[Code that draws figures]

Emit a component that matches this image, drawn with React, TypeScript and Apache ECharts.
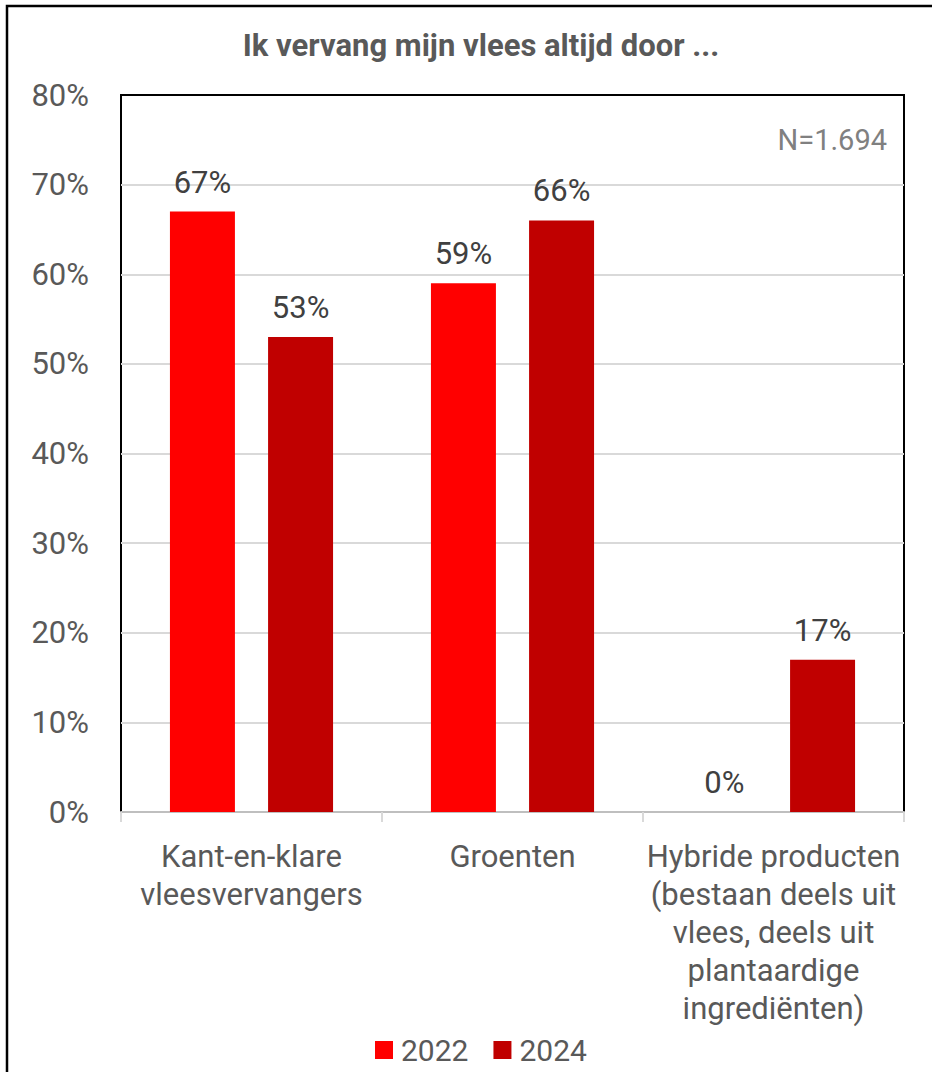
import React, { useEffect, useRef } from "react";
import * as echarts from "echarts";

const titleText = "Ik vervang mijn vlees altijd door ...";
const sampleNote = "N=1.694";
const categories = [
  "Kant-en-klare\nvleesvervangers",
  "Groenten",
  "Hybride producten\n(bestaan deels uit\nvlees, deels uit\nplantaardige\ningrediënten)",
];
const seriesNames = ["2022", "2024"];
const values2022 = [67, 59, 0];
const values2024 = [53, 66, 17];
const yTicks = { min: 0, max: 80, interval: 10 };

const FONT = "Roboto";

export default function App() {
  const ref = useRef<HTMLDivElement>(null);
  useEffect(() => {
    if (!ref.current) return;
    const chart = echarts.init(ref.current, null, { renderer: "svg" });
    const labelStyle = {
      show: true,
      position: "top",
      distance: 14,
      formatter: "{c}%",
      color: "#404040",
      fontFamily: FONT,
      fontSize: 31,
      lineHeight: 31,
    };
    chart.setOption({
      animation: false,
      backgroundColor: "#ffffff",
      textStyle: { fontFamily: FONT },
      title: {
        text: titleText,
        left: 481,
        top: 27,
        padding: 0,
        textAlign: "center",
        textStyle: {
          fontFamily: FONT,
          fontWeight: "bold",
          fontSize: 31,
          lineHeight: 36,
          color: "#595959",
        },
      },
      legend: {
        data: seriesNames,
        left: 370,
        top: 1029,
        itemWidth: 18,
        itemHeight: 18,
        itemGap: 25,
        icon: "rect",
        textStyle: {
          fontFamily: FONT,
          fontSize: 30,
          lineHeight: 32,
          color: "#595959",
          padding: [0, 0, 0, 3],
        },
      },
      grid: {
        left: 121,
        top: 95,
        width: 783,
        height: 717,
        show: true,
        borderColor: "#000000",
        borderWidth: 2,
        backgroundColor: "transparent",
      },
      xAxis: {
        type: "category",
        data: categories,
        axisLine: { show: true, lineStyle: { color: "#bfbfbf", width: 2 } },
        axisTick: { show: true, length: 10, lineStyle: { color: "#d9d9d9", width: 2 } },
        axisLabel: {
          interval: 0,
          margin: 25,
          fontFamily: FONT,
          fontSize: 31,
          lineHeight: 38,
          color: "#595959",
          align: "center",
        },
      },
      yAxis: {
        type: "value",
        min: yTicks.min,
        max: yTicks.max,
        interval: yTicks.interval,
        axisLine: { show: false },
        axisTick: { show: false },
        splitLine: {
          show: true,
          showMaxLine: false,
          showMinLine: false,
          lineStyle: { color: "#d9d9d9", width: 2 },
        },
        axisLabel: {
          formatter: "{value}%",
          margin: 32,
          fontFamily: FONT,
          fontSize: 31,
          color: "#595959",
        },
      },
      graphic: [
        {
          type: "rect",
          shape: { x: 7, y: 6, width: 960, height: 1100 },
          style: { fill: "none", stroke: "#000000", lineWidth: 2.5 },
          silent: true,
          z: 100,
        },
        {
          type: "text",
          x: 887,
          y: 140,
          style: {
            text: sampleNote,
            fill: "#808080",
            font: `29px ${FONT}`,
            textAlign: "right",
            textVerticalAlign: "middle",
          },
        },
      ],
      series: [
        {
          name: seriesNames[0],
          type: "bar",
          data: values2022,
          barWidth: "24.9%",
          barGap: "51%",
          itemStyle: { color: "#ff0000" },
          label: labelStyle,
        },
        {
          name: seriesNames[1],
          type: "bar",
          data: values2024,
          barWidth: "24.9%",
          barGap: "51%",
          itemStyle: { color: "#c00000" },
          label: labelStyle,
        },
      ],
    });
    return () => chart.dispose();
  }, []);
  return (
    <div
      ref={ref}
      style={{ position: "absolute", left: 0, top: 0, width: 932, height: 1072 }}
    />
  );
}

* * *

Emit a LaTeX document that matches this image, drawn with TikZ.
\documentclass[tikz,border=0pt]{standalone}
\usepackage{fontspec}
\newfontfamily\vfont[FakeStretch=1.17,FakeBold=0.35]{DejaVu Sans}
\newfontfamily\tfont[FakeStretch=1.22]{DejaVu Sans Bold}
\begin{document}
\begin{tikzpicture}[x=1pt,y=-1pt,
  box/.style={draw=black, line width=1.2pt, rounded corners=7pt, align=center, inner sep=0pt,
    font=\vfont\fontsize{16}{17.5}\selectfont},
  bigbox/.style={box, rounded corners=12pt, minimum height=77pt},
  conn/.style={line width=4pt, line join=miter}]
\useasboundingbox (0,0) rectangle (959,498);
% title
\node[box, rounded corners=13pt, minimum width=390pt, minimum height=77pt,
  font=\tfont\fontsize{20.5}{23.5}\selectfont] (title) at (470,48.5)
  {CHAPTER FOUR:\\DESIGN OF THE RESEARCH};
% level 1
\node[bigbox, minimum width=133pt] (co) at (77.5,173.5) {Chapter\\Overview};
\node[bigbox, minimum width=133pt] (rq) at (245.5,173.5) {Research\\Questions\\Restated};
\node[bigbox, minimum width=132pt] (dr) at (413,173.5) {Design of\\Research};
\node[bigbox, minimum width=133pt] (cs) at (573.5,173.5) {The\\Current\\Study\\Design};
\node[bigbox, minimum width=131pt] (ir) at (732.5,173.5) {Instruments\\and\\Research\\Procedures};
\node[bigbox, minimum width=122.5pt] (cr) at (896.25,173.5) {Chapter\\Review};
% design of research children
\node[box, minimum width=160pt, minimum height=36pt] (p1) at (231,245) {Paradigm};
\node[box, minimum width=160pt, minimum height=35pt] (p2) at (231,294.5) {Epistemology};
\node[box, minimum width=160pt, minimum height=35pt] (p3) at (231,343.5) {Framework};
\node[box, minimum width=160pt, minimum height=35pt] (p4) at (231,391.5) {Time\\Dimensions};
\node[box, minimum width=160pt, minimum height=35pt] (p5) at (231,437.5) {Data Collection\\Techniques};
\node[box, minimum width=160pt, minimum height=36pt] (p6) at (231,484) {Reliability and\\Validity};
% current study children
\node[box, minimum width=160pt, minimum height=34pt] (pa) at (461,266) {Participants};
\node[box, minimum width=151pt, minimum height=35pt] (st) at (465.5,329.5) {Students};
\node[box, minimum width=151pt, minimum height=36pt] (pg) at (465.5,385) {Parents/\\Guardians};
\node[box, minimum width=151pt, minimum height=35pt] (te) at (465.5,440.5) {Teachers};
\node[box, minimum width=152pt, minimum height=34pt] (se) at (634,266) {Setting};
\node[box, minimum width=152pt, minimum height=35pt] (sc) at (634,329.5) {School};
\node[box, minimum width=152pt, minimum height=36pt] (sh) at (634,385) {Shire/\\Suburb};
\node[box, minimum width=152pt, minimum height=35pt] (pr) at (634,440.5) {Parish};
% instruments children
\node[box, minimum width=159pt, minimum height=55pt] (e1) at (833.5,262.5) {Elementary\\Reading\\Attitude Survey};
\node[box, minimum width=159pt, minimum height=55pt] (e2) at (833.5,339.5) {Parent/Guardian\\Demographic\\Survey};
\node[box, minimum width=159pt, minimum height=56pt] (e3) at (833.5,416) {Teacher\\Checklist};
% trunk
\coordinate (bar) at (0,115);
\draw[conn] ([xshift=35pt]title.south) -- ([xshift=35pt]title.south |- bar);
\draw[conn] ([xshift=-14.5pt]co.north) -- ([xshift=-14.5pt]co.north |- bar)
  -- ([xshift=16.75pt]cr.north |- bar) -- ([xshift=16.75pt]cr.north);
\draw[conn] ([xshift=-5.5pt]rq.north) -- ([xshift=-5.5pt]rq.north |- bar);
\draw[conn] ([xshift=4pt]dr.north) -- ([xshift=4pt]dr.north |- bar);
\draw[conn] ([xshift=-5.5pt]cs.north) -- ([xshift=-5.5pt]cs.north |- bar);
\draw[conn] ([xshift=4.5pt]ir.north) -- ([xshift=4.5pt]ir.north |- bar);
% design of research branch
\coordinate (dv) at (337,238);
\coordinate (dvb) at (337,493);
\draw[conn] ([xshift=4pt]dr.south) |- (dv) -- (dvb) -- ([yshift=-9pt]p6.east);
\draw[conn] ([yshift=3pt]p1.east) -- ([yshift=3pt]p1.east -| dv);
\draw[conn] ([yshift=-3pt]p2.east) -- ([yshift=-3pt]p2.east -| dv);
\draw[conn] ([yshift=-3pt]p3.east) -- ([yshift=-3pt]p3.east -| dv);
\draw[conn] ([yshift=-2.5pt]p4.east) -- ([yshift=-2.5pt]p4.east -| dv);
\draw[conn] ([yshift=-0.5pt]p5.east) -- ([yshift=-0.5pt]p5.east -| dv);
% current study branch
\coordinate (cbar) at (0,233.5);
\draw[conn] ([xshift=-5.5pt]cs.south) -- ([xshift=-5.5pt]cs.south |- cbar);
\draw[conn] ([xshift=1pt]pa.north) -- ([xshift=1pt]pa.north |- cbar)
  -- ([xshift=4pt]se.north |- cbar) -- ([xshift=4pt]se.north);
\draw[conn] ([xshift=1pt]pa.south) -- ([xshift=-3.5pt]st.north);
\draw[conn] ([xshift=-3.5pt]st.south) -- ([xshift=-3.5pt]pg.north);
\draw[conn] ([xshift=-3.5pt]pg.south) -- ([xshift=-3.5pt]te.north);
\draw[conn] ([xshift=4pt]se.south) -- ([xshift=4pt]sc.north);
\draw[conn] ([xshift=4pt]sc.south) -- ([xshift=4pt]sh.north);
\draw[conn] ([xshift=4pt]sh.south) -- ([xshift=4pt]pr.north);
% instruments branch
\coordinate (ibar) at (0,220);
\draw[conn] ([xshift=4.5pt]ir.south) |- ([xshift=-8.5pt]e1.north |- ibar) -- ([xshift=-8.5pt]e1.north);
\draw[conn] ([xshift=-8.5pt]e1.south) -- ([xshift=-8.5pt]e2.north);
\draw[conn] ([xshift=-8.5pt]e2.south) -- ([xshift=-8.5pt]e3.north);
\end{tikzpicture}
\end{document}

#### GIVEN PROBLEM:
Transcribe, leaving out pictures, each line from the one containing "Emit a component" through the one containing "import * as".

#### RESULT:
Emit a component that matches this image, drawn with React, TypeScript and Apache ECharts.
import React, { useEffect, useRef } from "react";
import * as echarts from "echarts";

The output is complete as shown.